Encore une fois, évitons d’être trop manichéens. L’Union, d’un côté, doit-elle se protéger d’une position allemande de l’autre ? Non, je ne le pense pas, l’Allemagne n’est pas une menace hégémonique, surtout en ce moment où elle est géopolitiquement vulnérable et affaiblie comme jamais alors qu’économiquement elle reste le moteur de l’Union. Si Putin coupe le gaz à l’Allemagne cet automne, toute l’Europe en pâtira, alors gardons-nous d’antagonismes et de « Schadenfreude », gardons la tête froide et faisons preuve de pragmatisme.

L’Union doit surtout faire émerger une position commune sur la base solide des intérêts de tous ses Etats membres face à la guerre.

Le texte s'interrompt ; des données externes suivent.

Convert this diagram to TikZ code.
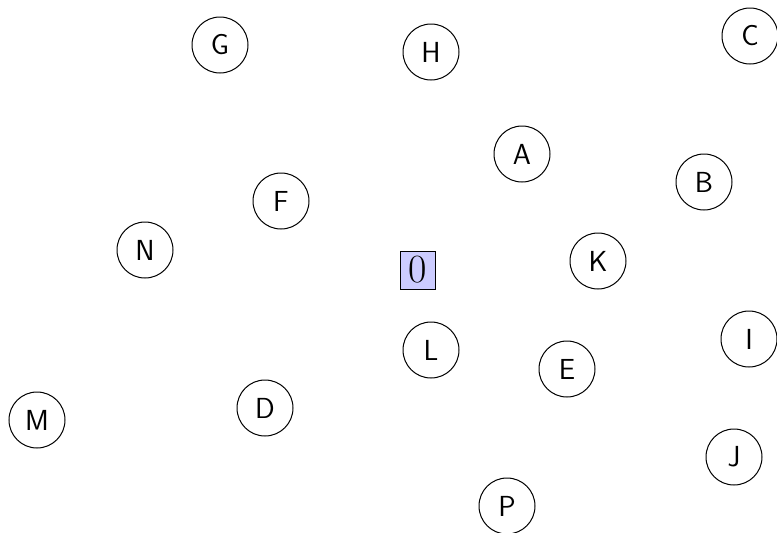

Comment ? En conservant la règle de l’unanimité en matière de politique étrangère, certes, en faisant émerger un leadership multipolaire et oubliant les « moteurs fanco-allemands ». Mais plus largement en évitant de monter les Etats membres les uns contre les autres et en ayant le sens des priorités.

A mon avis, le plus grand obstacle actuel à cette sérénité vitale est le Parlement Européen qui est en roue libre sur ces croisades idéologiques et qui réussit à intimider une Commission timorée qui n’ose le contredire. Quand Von der Leyen a essayé de trouver un compromis avec la Pologne sur le Fonds de Relance, Strasbourg lui a répondu avec une motion de censure, heureusement rejetée. C’est ahurissant de stupidité que cette assemblée joue la carte du chantage moral hystérique en pleine guerre. C’est surtout révélateur d’une classe politique d’une médiocrité sans précédents et d’un dogmatisme adolescent. Je tremble à l’idée que l’avenir de l’Europe soit en partie dans les mains de députés plus actifs sur Twitter à coups de messages binaires que dans les commissions parlementaires. Exemple paradigmatique de cette dérive ubuesque, Daniel Freund, député vert allemand (ironie du sort !) qui critiquait récemment que la Commission cherche des alternatives d’approvisionnement de gaz en Azerbaïdjan car ce pays…n’est pas une démocratie, et dont la priorité obsessive est de changer les traités et de  bloquer toute entente avec Varsovie et Budapest.

Une attitude qui anime en partie la coalition rouge-verte à Berlin. Je crois qu’en ce moment, cette Allemagne totalement déboussolée et trop sensible à l’idéologie (par exemple sur le nucléaire) est surtout une menace pour elle-même.  Et je pense également qu’en ces temps de turbulences extrêmes, l’Europe ferait mieux de se mettre en mode intergouvernemental que fédéral pour les traverser.